Parabolic Quasi-Variational Inequalities (I) -- Semimonotone Operator Approach

TL;DR

This paper develops an abstract framework for parabolic quasi-variational inequalities involving semimonotone operators, addressing problems with unknown convex constraints in biochemical and mechanical systems.

Contribution

It introduces a novel class of parabolic QVIs with unknown convex constraints, formulated via semimonotone operators in reflexive Banach spaces.

Findings

Established a compactness theorem for parabolic variational inequalities.

Formulated a prototype model involving feedback systems and unknown convex constraints.
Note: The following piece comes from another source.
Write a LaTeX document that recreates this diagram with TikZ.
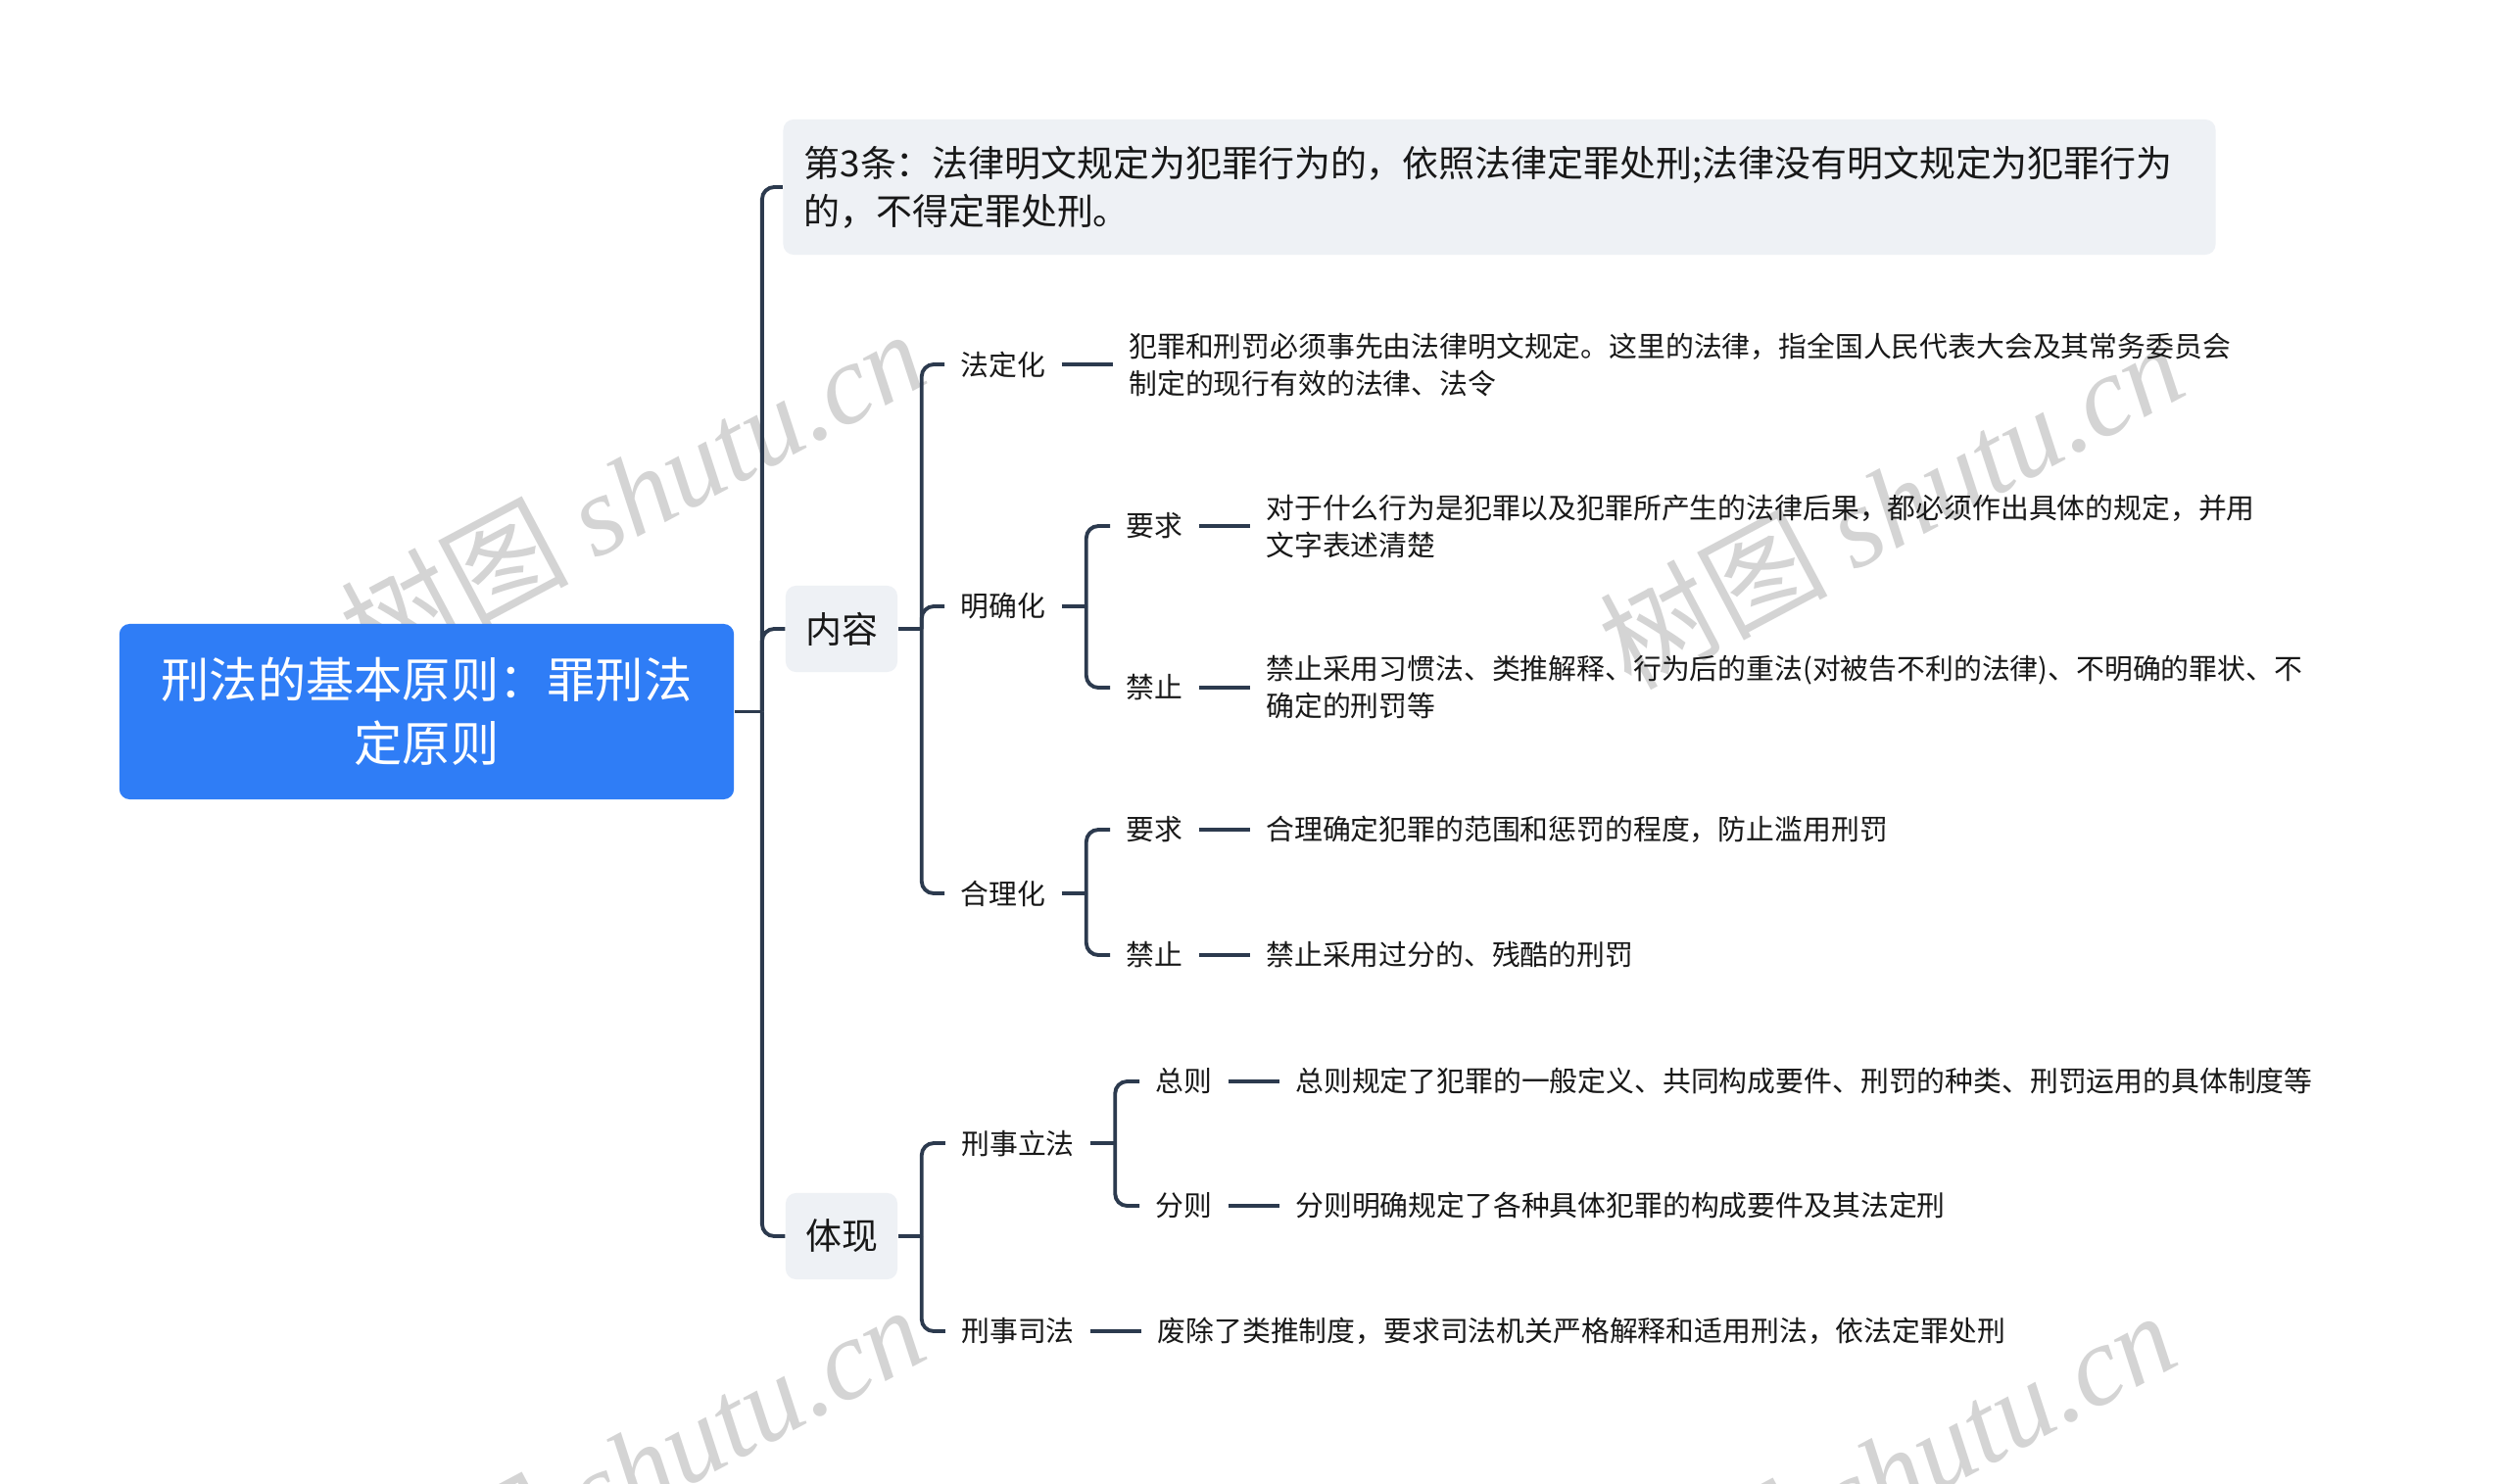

Provided a precise mathematical formulation for a new class of QVIs.

Abstract

Variational inequalities, formulated on unknown dependent convex sets, are called quasi-variational inequalities (QVI). This paper is concerned with the abstract approach to a class of parabolic QVIs arising in many biochemical/mechanical problems, based on a compactness theorem for parabolic variational inequalities (cf. [9]). The prototype of our model for QVIs of parabolic type is formulated in a reflexive Banach space as the sum of the time-derivative operator under unknown convex constraints and a semimonotone operator, including a feedback system which selects a convex constraint. The main objective of this work is to specify a class of unknown-state dependent convex constraints and to give a precise formulation of QVIs.